#### [Given task]
Transcribe the material below exactly as it appears.

#### [Data extract]
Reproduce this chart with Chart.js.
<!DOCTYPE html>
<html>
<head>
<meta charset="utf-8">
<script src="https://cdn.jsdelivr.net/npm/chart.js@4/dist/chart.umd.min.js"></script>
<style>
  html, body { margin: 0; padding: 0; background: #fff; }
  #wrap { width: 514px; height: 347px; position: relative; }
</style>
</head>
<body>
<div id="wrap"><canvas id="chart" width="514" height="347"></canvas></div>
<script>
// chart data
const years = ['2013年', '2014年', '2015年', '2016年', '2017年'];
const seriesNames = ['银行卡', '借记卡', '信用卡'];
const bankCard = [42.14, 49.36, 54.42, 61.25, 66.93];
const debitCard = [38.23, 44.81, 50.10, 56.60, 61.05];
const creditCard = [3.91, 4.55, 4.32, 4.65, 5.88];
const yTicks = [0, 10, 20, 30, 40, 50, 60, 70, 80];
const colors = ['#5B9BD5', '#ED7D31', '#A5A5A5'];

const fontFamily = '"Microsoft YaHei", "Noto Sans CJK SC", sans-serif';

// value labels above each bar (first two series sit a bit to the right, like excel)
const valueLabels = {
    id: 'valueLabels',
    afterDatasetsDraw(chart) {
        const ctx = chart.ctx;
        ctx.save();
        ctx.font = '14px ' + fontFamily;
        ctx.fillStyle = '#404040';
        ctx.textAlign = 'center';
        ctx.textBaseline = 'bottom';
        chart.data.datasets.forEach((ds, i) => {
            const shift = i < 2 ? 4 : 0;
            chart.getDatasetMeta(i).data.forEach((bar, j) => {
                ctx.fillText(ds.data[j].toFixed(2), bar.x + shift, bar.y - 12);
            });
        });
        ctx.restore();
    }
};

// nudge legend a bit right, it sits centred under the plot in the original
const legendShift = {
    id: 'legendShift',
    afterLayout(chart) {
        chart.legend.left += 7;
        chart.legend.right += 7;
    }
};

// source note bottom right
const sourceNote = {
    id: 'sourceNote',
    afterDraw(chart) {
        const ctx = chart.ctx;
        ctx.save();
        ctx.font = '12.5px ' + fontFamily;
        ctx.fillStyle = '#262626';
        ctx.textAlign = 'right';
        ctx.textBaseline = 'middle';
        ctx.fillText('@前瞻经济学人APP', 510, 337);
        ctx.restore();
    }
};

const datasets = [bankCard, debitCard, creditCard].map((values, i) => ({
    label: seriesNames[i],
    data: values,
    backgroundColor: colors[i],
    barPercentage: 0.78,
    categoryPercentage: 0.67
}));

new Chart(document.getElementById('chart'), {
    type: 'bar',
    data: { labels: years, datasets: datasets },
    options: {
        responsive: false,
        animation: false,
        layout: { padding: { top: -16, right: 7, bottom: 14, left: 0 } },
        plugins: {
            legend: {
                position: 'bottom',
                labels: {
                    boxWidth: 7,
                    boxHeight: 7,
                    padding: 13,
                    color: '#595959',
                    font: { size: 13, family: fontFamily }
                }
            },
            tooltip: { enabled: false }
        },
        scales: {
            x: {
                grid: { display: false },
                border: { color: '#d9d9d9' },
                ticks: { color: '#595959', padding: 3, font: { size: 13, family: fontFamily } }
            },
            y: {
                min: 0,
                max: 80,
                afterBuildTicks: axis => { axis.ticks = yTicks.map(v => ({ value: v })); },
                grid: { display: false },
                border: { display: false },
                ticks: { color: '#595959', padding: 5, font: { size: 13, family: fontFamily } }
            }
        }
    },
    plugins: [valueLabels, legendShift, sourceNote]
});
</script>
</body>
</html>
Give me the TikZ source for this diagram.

#### [Expected answer]
Reproduce this chart with Chart.js.
<!DOCTYPE html>
<html>
<head>
<meta charset="utf-8">
<script src="https://cdn.jsdelivr.net/npm/chart.js@4/dist/chart.umd.min.js"></script>
<style>
  html, body { margin: 0; padding: 0; background: #fff; }
  #wrap { width: 514px; height: 347px; position: relative; }
</style>
</head>
<body>
<div id="wrap"><canvas id="chart" width="514" height="347"></canvas></div>
<script>
// chart data
const years = ['2013年', '2014年', '2015年', '2016年', '2017年'];
const seriesNames = ['银行卡', '借记卡', '信用卡'];
const bankCard = [42.14, 49.36, 54.42, 61.25, 66.93];
const debitCard = [38.23, 44.81, 50.10, 56.60, 61.05];
const creditCard = [3.91, 4.55, 4.32, 4.65, 5.88];
const yTicks = [0, 10, 20, 30, 40, 50, 60, 70, 80];
const colors = ['#5B9BD5', '#ED7D31', '#A5A5A5'];

const fontFamily = '"Microsoft YaHei", "Noto Sans CJK SC", sans-serif';

// value labels above each bar (first two series sit a bit to the right, like excel)
const valueLabels = {
    id: 'valueLabels',
    afterDatasetsDraw(chart) {
        const ctx = chart.ctx;
        ctx.save();
        ctx.font = '14px ' + fontFamily;
        ctx.fillStyle = '#404040';
        ctx.textAlign = 'center';
        ctx.textBaseline = 'bottom';
        chart.data.datasets.forEach((ds, i) => {
            const shift = i < 2 ? 4 : 0;
            chart.getDatasetMeta(i).data.forEach((bar, j) => {
                ctx.fillText(ds.data[j].toFixed(2), bar.x + shift, bar.y - 12);
            });
        });
        ctx.restore();
    }
};

// nudge legend a bit right, it sits centred under the plot in the original
const legendShift = {
    id: 'legendShift',
    afterLayout(chart) {
        chart.legend.left += 7;
        chart.legend.right += 7;
    }
};

// source note bottom right
const sourceNote = {
    id: 'sourceNote',
    afterDraw(chart) {
        const ctx = chart.ctx;
        ctx.save();
        ctx.font = '12.5px ' + fontFamily;
        ctx.fillStyle = '#262626';
        ctx.textAlign = 'right';
        ctx.textBaseline = 'middle';
        ctx.fillText('@前瞻经济学人APP', 510, 337);
        ctx.restore();
    }
};

const datasets = [bankCard, debitCard, creditCard].map((values, i) => ({
    label: seriesNames[i],
    data: values,
    backgroundColor: colors[i],
    barPercentage: 0.78,
    categoryPercentage: 0.67
}));

new Chart(document.getElementById('chart'), {
    type: 'bar',
    data: { labels: years, datasets: datasets },
    options: {
        responsive: false,
        animation: false,
        layout: { padding: { top: -16, right: 7, bottom: 14, left: 0 } },
        plugins: {
            legend: {
                position: 'bottom',
                labels: {
                    boxWidth: 7,
                    boxHeight: 7,
                    padding: 13,
                    color: '#595959',
                    font: { size: 13, family: fontFamily }
                }
            },
            tooltip: { enabled: false }
        },
        scales: {
            x: {
                grid: { display: false },
                border: { color: '#d9d9d9' },
                ticks: { color: '#595959', padding: 3, font: { size: 13, family: fontFamily } }
            },
            y: {
                min: 0,
                max: 80,
                afterBuildTicks: axis => { axis.ticks = yTicks.map(v => ({ value: v })); },
                grid: { display: false },
                border: { display: false },
                ticks: { color: '#595959', padding: 5, font: { size: 13, family: fontFamily } }
            }
        }
    },
    plugins: [valueLabels, legendShift, sourceNote]
});
</script>
</body>
</html>
Give me the TikZ source for this diagram.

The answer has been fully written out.